My predictions for 2012
FORECASTERS are flatly refusing to predict the future this year. “Every pundit and futurologist I have met or heard has said that 2012 is the hardest year to call,” business analyst Stephen Archer told clients.
Cowards! I reckon 2012 is the easiest one ever. Commentators can predict anything we like, what with the world being due to end on December 21. That’s a full ten days before our predictions are proved to be complete rubbish, as they are every year.
And some things are guaranteed, anyway. For example, I predict Eurozone leaders will hold a summit to declare the crisis “finally over” in January. And February. And March. And April. Etc.

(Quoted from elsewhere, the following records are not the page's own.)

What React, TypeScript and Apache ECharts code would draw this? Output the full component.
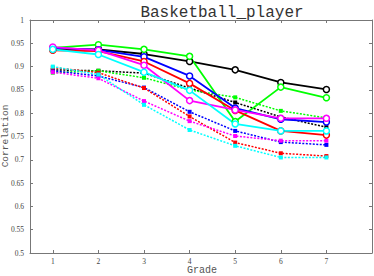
import React, { useEffect, useRef } from "react";
import * as echarts from "echarts";

const grades = [1, 2, 3, 4, 5, 6, 7];
const yTicks = [0.5, 0.55, 0.6, 0.65, 0.7, 0.75, 0.8, 0.85, 0.9, 0.95, 1];

const colors = ["#000000", "#00ff00", "#0000ff", "#ff0000", "#ff00ff", "#00ffff"];

const solidBlack = [0.937, 0.937, 0.927, 0.911, 0.893, 0.866, 0.851];
const solidGreen = [0.94, 0.947, 0.937, 0.922, 0.782, 0.856, 0.833];
const solidBlue = [0.94, 0.936, 0.921, 0.88, 0.811, 0.787, 0.781];
const solidRed = [0.935, 0.933, 0.911, 0.864, 0.806, 0.762, 0.753];
const solidMagenta = [0.942, 0.935, 0.903, 0.827, 0.807, 0.789, 0.789];
const solidCyan = [0.937, 0.926, 0.888, 0.849, 0.777, 0.762, 0.762];

const dotBlack = [0.893, 0.891, 0.886, 0.854, 0.823, 0.792, 0.77];
const dotGreen = [0.887, 0.891, 0.876, 0.85, 0.834, 0.805, 0.79];
const dotBlue = [0.891, 0.88, 0.855, 0.803, 0.762, 0.738, 0.732];
const dotRed = [0.898, 0.887, 0.854, 0.793, 0.737, 0.714, 0.708];
const dotMagenta = [0.888, 0.875, 0.826, 0.783, 0.751, 0.741, 0.741];
const dotCyan = [0.9, 0.883, 0.818, 0.764, 0.73, 0.705, 0.705];

const solidSets = [solidBlack, solidGreen, solidBlue, solidRed, solidMagenta, solidCyan];
const dotSets = [dotBlack, dotGreen, dotBlue, dotRed, dotMagenta, dotCyan];

const xName = "Grade";
const yName = "Correlation";

const axisGray = "#777777";
const labelGray = "#444444";

export default function App() {
  const ref = useRef<HTMLDivElement>(null);
  useEffect(() => {
    if (!ref.current) return;
    const chart = echarts.init(ref.current, null, { renderer: "svg" });
    const series: any[] = [];
    dotSets.forEach((d, i) => {
      series.push({
        type: "line",
        data: d.map((v, k) => [grades[k], v]),
        symbol: "rect",
        symbolSize: 4,
        lineStyle: { color: colors[i], width: 1.5, type: [2, 1.5] },
        itemStyle: { color: colors[i], borderWidth: 0 },
        z: 2,
      });
    });
    solidSets.forEach((d, i) => {
      series.push({
        type: "line",
        data: d.map((v, k) => [grades[k], v]),
        symbol: "circle",
        symbolSize: 6,
        showAllSymbol: true,
        lineStyle: { color: colors[i], width: 1.8 },
        itemStyle: { color: "#ffffff", borderColor: colors[i], borderWidth: 1.5 },
        z: 3,
      });
    });
    const tickStyle = { lineStyle: { color: axisGray, width: 1 } };
    chart.setOption({
      animation: false,
      backgroundColor: "#ffffff",
      title: {
        text: "Basketball_player",
        left: 217,
        top: 0,
        textAlign: "center",
        textStyle: { fontFamily: "Liberation Mono", fontSize: 16, fontWeight: "normal", color: "#333333" },
      },
      graphic: [
        {
          type: "text",
          x: 202,
          y: 270,
          style: {
            text: xName,
            fontFamily: "Liberation Mono",
            fontSize: 10,
            fill: "#555555",
            textAlign: "center",
            textVerticalAlign: "middle",
          },
        },
        {
          type: "text",
          x: 5,
          y: 136,
          rotation: Math.PI / 2,
          style: {
            text: yName,
            fontFamily: "Liberation Mono",
            fontSize: 9.5,
            fill: "#555555",
            textAlign: "center",
            textVerticalAlign: "middle",
          },
        },
      ],
      grid: { left: 30, right: 2, top: 20, bottom: 23, containLabel: false, outerBoundsMode: "none" },
      xAxis: [
        {
          type: "value",
          min: 0.5,
          max: 8,
          axisLine: { lineStyle: { color: axisGray } },
          axisTick: { inside: true, length: 3, customValues: grades, ...tickStyle },
          axisLabel: { customValues: grades, fontFamily: "Liberation Serif", fontSize: 7.5, color: labelGray, margin: 4 },
          splitLine: { show: false },
        },
        {
          type: "value",
          position: "top",
          min: 0.5,
          max: 8,
          axisLine: { show: true, lineStyle: { color: axisGray } },
          axisTick: { inside: true, length: 3, customValues: grades, ...tickStyle },
          axisLabel: { show: false },
          splitLine: { show: false },
        },
      ],
      yAxis: [
        {
          type: "value",
          min: 0.5,
          max: 1,
          interval: 0.05,
          axisLine: { show: true, lineStyle: { color: axisGray } },
          axisTick: { show: true, inside: true, length: 3, ...tickStyle },
          axisLabel: {
            fontFamily: "Liberation Serif",
            fontSize: 7.5,
            color: labelGray,
            margin: 6,
            formatter: (v: number) => {
              const t = yTicks.find((x) => Math.abs(x - v) < 1e-6);
              return t === undefined ? "" : String(parseFloat(t.toFixed(2)));
            },
          },
          splitLine: { show: false },
        },
        {
          type: "value",
          position: "right",
          min: 0.5,
          max: 1,
          interval: 0.05,
          axisLine: { show: true, lineStyle: { color: axisGray } },
          axisTick: { show: true, inside: true, length: 3, ...tickStyle },
          axisLabel: { show: false },
          splitLine: { show: false },
        },
      ],
      series,
    });
    return () => chart.dispose();
  }, []);
  return <div ref={ref} style={{ width: 374, height: 276, position: "absolute", left: 0, top: 0 }} />;
}
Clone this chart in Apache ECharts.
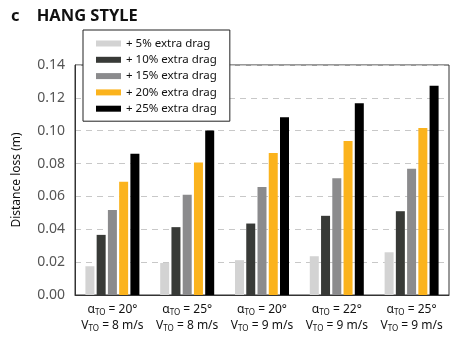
<!DOCTYPE html>
<html><head><meta charset="utf-8">
<script src="https://cdn.jsdelivr.net/npm/echarts@6/dist/echarts.min.js"></script>
<style>html,body{margin:0;padding:0;background:#fff}#c{width:457px;height:342px}</style>
</head><body><div id="c"></div>
<script>
const alphaTO = [20, 25, 20, 22, 25];
const vTO = [8, 8, 9, 9, 9];
const seriesNames = ['+ 5% extra drag', '+ 10% extra drag', '+ 15% extra drag', '+ 20% extra drag', '+ 25% extra drag'];
const drag5 = [0.0175, 0.0195, 0.0212, 0.0236, 0.0260];
const drag10 = [0.0366, 0.0413, 0.0435, 0.0482, 0.0510];
const drag15 = [0.0518, 0.0610, 0.0657, 0.0710, 0.0768];
const drag20 = [0.0689, 0.0807, 0.0864, 0.0937, 0.1016];
const drag25 = [0.0860, 0.1002, 0.1082, 0.1167, 0.1273];
const yTicks = ['0.00','0.02','0.04','0.06','0.08','0.10','0.12','0.14'];
const colors = ['#d3d3d3', '#383a37', '#8b8b8d', '#fbb31d', '#000000'];
const values = [drag5, drag10, drag15, drag20, drag25];
const categories = alphaTO.map((a, i) => a + '|' + vTO[i]);
const FONT = 'Noto Sans';

const chart = echarts.init(document.getElementById('c'));
chart.setOption({
  animation: false,
  textStyle: { fontFamily: FONT },
  title: {
    text: 'c    HANG STYLE', left: 6, top: 3,
    textStyle: { fontFamily: FONT, fontWeight: 'bold', fontSize: 16.5, color: '#111' }
  },
  legend: {
    orient: 'vertical', left: 83, top: 30,
    padding: [6, 13, 5, 13],
    itemWidth: 25, itemHeight: 6, itemGap: 1.3,
    backgroundColor: '#fff', borderColor: '#222', borderWidth: 1,
    textStyle: { fontFamily: FONT, fontSize: 11.5, color: '#111', lineHeight: 15 },
    data: seriesNames.map(n => ({ name: n, icon: 'rect' })),
    z: 10
  },
  grid: { left: 75, right: 8, top: 65, bottom: 47, show: true, borderColor: '#333', borderWidth: 1 },
  xAxis: {
    type: 'category', data: categories,
    axisLine: { lineStyle: { color: '#333' } },
    axisTick: { show: false },
    axisLabel: {
      margin: 7, interval: 0,
      formatter: v => {
        const p = v.split('|');
        return '{a|α}{s|TO}{a| = ' + p[0] + '°}\n{a|V}{s|TO}{a| = ' + p[1] + ' m/s}';
      },
      rich: {
        a: { fontFamily: FONT, fontSize: 12, color: '#111', lineHeight: 16 },
        s: { fontFamily: FONT, fontSize: 8, color: '#111', lineHeight: 16, padding: [6, 0, 0, 0] }
      }
    }
  },
  yAxis: {
    type: 'value', min: 0, max: 0.14, interval: 0.02,
    name: 'Distance loss (m)', nameLocation: 'middle', nameGap: 52, nameRotate: 90,
    nameTextStyle: { fontFamily: FONT, fontSize: 12, color: '#111' },
    axisLine: { show: true, lineStyle: { color: '#333' } },
    axisTick: { show: false },
    axisLabel: { fontFamily: FONT, fontSize: 14, color: '#555', margin: 10,
      formatter: v => yTicks[Math.round(v / 0.02)] },
    splitLine: { lineStyle: { type: [6, 5], color: '#c8c8c8' } }
  },
  series: values.map((d, i) => ({
    name: seriesNames[i], type: 'bar', data: d,
    barWidth: 9, barGap: '25%', barCategoryGap: '28%',
    itemStyle: { color: colors[i] }
  }))
});
</script></body></html>
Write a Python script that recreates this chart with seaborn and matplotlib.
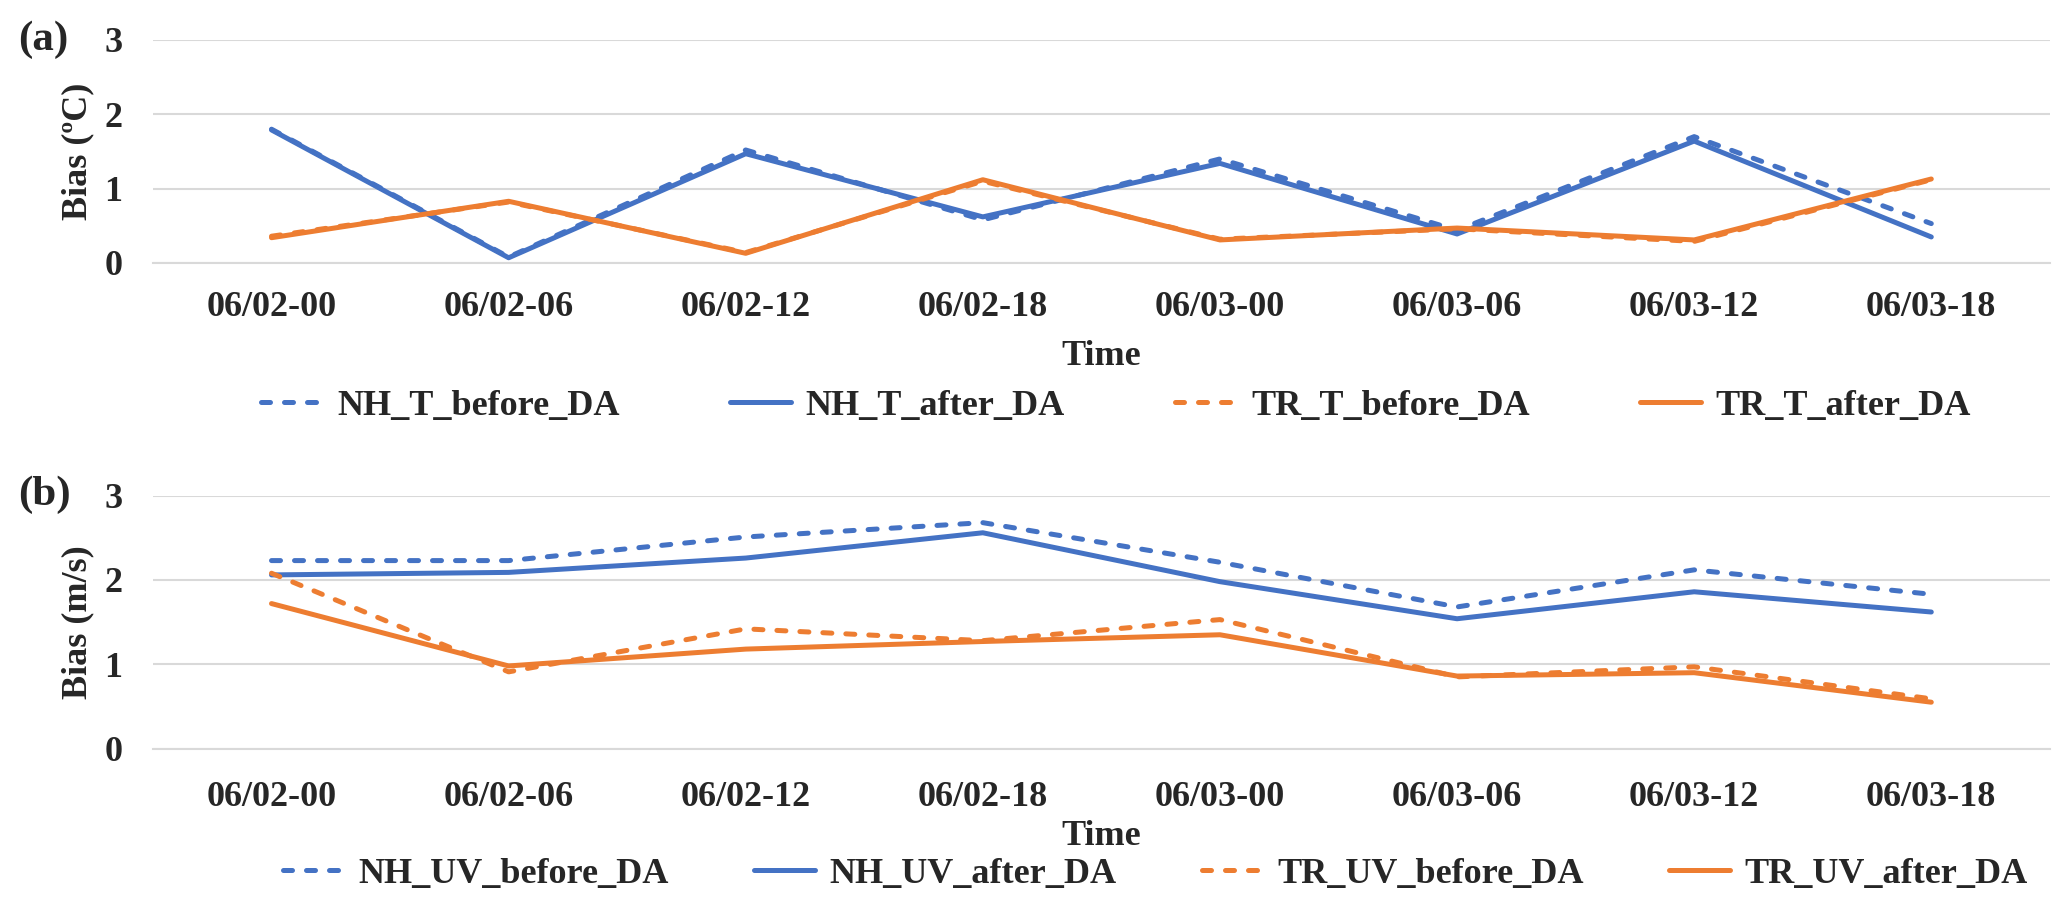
import matplotlib
matplotlib.use("Agg")
import matplotlib.pyplot as plt
from matplotlib.lines import Line2D
from matplotlib.ticker import FixedLocator
import seaborn as sns
import numpy as np
import pandas as pd

# ---------------------------------------------------------------------------
# Data
# ---------------------------------------------------------------------------
categories = ["06/02-00", "06/02-06", "06/02-12", "06/02-18",
              "06/03-00", "06/03-06", "06/03-12", "06/03-18"]

nh_t_before = [1.80, 0.08, 1.52, 0.58, 1.40, 0.44, 1.70, 0.53]
nh_t_after  = [1.79, 0.07, 1.47, 0.62, 1.34, 0.39, 1.64, 0.35]
tr_t_before = [0.36, 0.82, 0.14, 1.10, 0.32, 0.46, 0.29, 1.12]
tr_t_after  = [0.34, 0.83, 0.13, 1.12, 0.31, 0.47, 0.31, 1.13]

nh_uv_before = [2.23, 2.23, 2.51, 2.68, 2.21, 1.68, 2.12, 1.83]
nh_uv_after  = [2.06, 2.09, 2.26, 2.56, 1.98, 1.54, 1.86, 1.62]
tr_uv_before = [2.08, 0.91, 1.42, 1.28, 1.53, 0.85, 0.97, 0.59]
tr_uv_after  = [1.72, 0.98, 1.18, 1.27, 1.35, 0.86, 0.90, 0.55]

t_names  = ["NH_T_before_DA", "NH_T_after_DA", "TR_T_before_DA", "TR_T_after_DA"]
uv_names = ["NH_UV_before_DA", "NH_UV_after_DA", "TR_UV_before_DA", "TR_UV_after_DA"]

# ---------------------------------------------------------------------------
# Style
# ---------------------------------------------------------------------------
BLUE   = "#4472C4"
ORANGE = "#ED7D31"
GRID   = "#d9d9d9"
LW     = 3.6
DASH   = (1.8, 2.8)
FS     = 26

sns.set_style("white")
plt.rcParams["font.family"] = ["Liberation Serif", "DejaVu Serif"]
plt.rcParams["font.weight"] = "bold"
plt.rcParams["axes.labelweight"] = "bold"

colors = [BLUE, BLUE, ORANGE, ORANGE]
styles = [DASH, "", DASH, ""]


def long_frame(names, series):
    rows = []
    for name, vals in zip(names, series):
        for c, v in zip(categories, vals):
            rows.append({"time": c, "bias": v, "series": name})
    return pd.DataFrame(rows)


def draw_panel(ax, names, series, ylabel, tick_pad, time_y, legend_xy, colsp):
    df = long_frame(names, series)
    sns.lineplot(data=df, x="time", y="bias", hue="series", style="series",
                 hue_order=names, style_order=names,
                 palette=dict(zip(names, colors)),
                 dashes=dict(zip(names, styles)),
                 linewidth=LW, sort=False, legend=False, ax=ax,
                 dash_capstyle="round", solid_capstyle="round")

    ax.set_xlim(-0.5, len(categories) - 0.5)
    ax.set_ylim(0, 3)
    ax.set_yticks([0, 1, 2, 3])
    ax.grid(axis="y", color=GRID, linewidth=1.5)
    ax.grid(axis="x", visible=False)
    ax.set_axisbelow(True)
    for side in ["top", "right", "left"]:
        ax.spines[side].set_visible(False)
    ax.spines["bottom"].set_color(GRID)
    ax.spines["bottom"].set_linewidth(1.5)

    ax.xaxis.set_minor_locator(FixedLocator(np.arange(-0.5, len(categories), 1)))
    ax.tick_params(axis="x", which="major", length=0, pad=tick_pad, labelsize=FS)
    ax.tick_params(axis="x", which="minor", length=9, width=1.5, color=GRID,
                   direction="out")
    ax.tick_params(axis="y", length=0, pad=22, labelsize=FS)

    ax.set_xlabel("Time", fontsize=FS, va="center")
    ax.xaxis.set_label_coords(0.5, time_y)
    ax.set_ylabel(ylabel, fontsize=FS, va="center")
    ax.yaxis.set_label_coords(-0.0395, 0.5)

    handles = [Line2D([], [], color=c, linewidth=LW,
                      linestyle=(0, s) if s else "-",
                      dash_capstyle="round", solid_capstyle="round")
               for c, s in zip(colors, styles)]
    ax.legend(handles, names, loc="center", ncol=4, frameon=False,
              fontsize=FS, handlelength=1.7, handletextpad=0.4,
              columnspacing=colsp, bbox_to_anchor=legend_xy,
              bbox_transform=ax.figure.transFigure)


# ---------------------------------------------------------------------------
# Figure
# ---------------------------------------------------------------------------
fig = plt.figure(figsize=(20.67, 9.09), dpi=100)
ax_a = fig.add_axes([0.074, 0.7107, 0.9177, 0.2453])
ax_b = fig.add_axes([0.074, 0.1765, 0.9177, 0.2782])

draw_panel(ax_a, t_names, [nh_t_before, nh_t_after, tr_t_before, tr_t_after],
           "Bias (ºC)", 20, -0.418, (0.540, 1 - 406 / 909), 3.05)
draw_panel(ax_b, uv_names, [nh_uv_before, nh_uv_after, tr_uv_before, tr_uv_after],
           "Bias (m/s)", 23, -0.346, (0.559, 1 - 874 / 909), 2.35)

fig.text(43 / 2067, 1 - 40 / 909, "(a)", fontsize=31, ha="center", va="center")
fig.text(44 / 2067, 1 - 495 / 909, "(b)", fontsize=31, ha="center", va="center")

fig.savefig("out.png", dpi=100, facecolor="white")
plt.close(fig)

On similar lines, here are my forecasts for the next twelve months.
Lindsay Lohan accidentally tweets her personal New Year resolution to the world:
“Get hammered, steal stuff, get arrested.”
(I’m guessing she makes the same resolution every year.)
The 60th year of the reign of Queen Elizabeth is marked by an emotional speech from her son Prince Charles: “Get off the throne you batty old witch, it’s my turn.”
Police invite Lindsay Lohan to visit an ankle monitor bracelet showroom. She steals one.
Celebrities around the world mark Rupert Murdoch’s birthday by leaving birthday wishes on their own voice mails so he hears them when he hacks them.
Hong Kong leaders pledge to curb the power of property developers and the few people legally allowed to vote fail to make it to the polls as they are doubled up with laughter.
Newly rich junior pop star Justin Bieber buys Greece as a summer home. Citizens are thrilled until he says: “Wrap it up, I’ll take it with me.”
In Iran, leader Mahmoud Ahmadinejad is thrown out of his job for being too weird. In North Korea, Kim Jong Un is thrown out of his job for not being weird enough.
A shock war breaks out between America and Britain as London refuses Washington’s demand to take Simon Cowell back.
The 2012 Olympics open in East London with the words: “Awroight, guv?” Competitors complain that they were told the main language would be English.
A group of neutrinos fired by the Large Hadron Collider arrive at their destination 60 billionths of a second faster than they should have. Los Angeles traffic police offer to chase after them and book them for speeding.
Lindsay Lohan announces that she is turning her life around 180 degrees. Charlie Sheen announces that he is turning his life around 360 degrees.
As the US-UK war escalates, Americans fire a huge cannonball, Oprah Winfrey, across the Atlantic. She flattens the Houses of Parliament.
Donald Trump is elected US President and appoints the furry thing on his head Vice President.
Trump stumbles on his first international policy speeches but the thing on his head does fine on its own speaking tour.
Columnists print gloomy headlines over their final columns: “World ends today”.
World fails to end.
Embarrassed commentators takes out class action lawsuit against the descendants of the Mayans.